Monday, recensione del film con Sebastian Stan
Monday racconta l'incontro fra due americani in Grecia, che inizia come una spensierata commedia romantica ma si evolve presto in una storia cruda, realista e malinconica sulle difficoltà di mantenere a galla una relazione e andare incontro alle proprie responsabilità.
di Matilde Capozio / 13.05.2022 Voto: 7/10
Tra le nuove uscite disponibili sulle piattaforme homevideo troviamo Monday, dramma sentimentale presentato al Festival di Toronto 2020, diretto dal greco Argyris Papadimitropoulos, autore anche della sceneggiatura insieme a Rob Hayes.
La storia si svolge ad Atene, dove Mickey (Sebastian Stan) e Chloe (Denise Gough), entrambi americani, si conoscono a una festa in un caldo venerdì sera: lui è un musicista che vive lì da molti anni, lei è un avvocato che invece, dopo aver trascorso più di un anno in Grecia, sta per rientrare negli USA; nel corso di un turbolento e passionale weekend passato insieme, i due dovranno decidere se dare al loro incontro una possibilità, e vedere se dall'attrazione iniziale può nascere qualcosa di serio e concreto.
Monday è un film in cui troviamo quindi serate finite in blackout a causa di alcool e droghe, corse senza vestiti che provocano incontri ravvicinati con la polizia, numerosi amplessi consumati dove capita, ma chiunque si aspettasse una commedia goliardica e demenziale resterà spiazzato: il nucleo del film è semmai la cronaca delle fasi di una storia fatta di slanci ed euforia ma in cui non mancano momenti difficili e dolorosi, raccontata con toni talvolta crudi che vanno a cercare gli aspetti realistici e veritieri anche nelle situazioni più paradossali.
Se fossimo in una tipica rom-com, l'incontro fra Chloe e Mickey sarebbe un classico caso di due anime gemelle che si riconoscono a prima vista, superando insieme ogni ostacolo per vivere sempre felici e contenti, mentre qui ci sono due protagonisti umanamente imperfetti, da un lato ostacolati dai propri limiti e difetti, dall'altro desiderosi, forse, di trovare l'uno nell'altra il modo per liberarsene e superarli; entrambi infatti sono alle prese con questioni irrisolte, a cominciare dalle loro relazioni passate, che però sembrano decisi ad affrontare per dare una possibilità, prima ancora che a un'altra persona, a loro stessi.
Con questo stato di sospensione fra voglia di spensieratezza e di responsabilità, si spiega anche il senso del titolo: la trama si snoda infatti lungo un arco temporale di alcuni mesi, ma lo spettatore assiste solamente a ciò che succede durante qualche weekend; la domanda implicita quindi è: cosa accadrà quando alla domenica sera si succederà infine il lunedì, e bisognerà fare i conti per davvero con la quotidianità che questo, e per estensione la vita presa nella sua interezza, comporta?
A fare da sfondo alle vicende dei personaggi c'è una Grecia di cui non ammiriamo tanto la bellezza idilliaca da cartolina o l'aspetto più turistico, ma ne vediamo invece un lato inedito, anche urbano, a cominciare dall'appartamento, appartenuto alla nonna di un amico, in cui vive il protagonista, che si ritrova quindi ad abitare in una casa piena di mobili antichi e dallo stile inevitabilmente demodé, più adatto al gusto di un'anziana signora.
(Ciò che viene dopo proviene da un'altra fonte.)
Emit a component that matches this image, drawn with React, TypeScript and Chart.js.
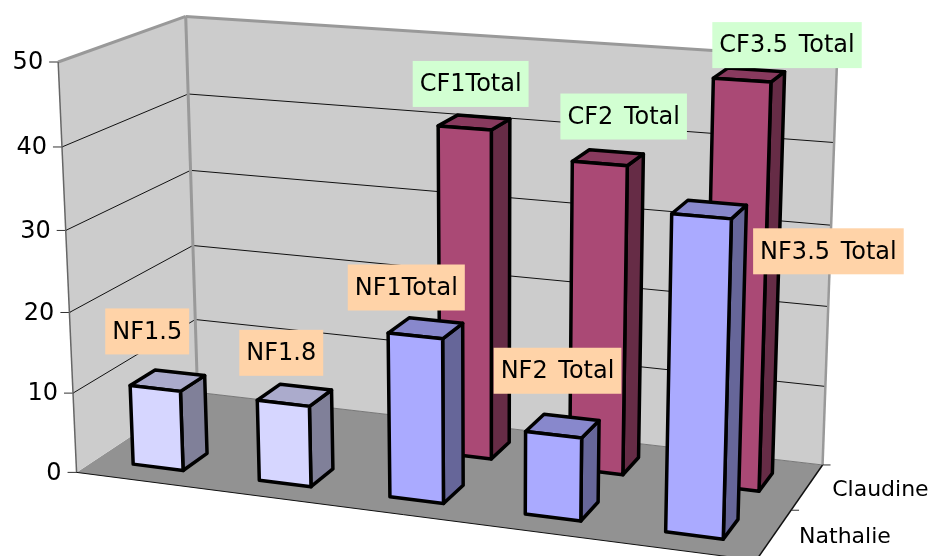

Il film così traccia anche un profilo di una generazione, quella dei trentenni di oggi, cosmopoliti, per certi versi anche apolidi, abituati a spostarsi da un Paese, anche da un continente, all'altro, facendo gruppo con persone dalla provenienza variegata, con esiti a volte incerti: come dimostra ironicamente la sequenza della festa, a volte non basta la stessa nazionalità (o l'orientamento sessuale) per garantire il successo di un incontro.
Essenziale al film è naturalmente l'interpretazione e l'alchimia dei due protagonisti, Sebastian Stan in quella che è per lui una stagione ricchissima fra cinema e tv (Pam e Tommy, Fresh, Secret Team 355) e l'irlandese Denise Gough, affermata attrice teatrale, con una performance improntata alla naturalezza su dialoghi in gran parte improvvisati.
Il regista realizza dunque un piccolo film dolceamaro che lo fa accostare, più che al conterraneo Lanthimos, ad autori indie statunitensi come Richard Linklater o Drake Doremus, raccontando con lucidità ma anche partecipazione una storia malinconica e non melensa.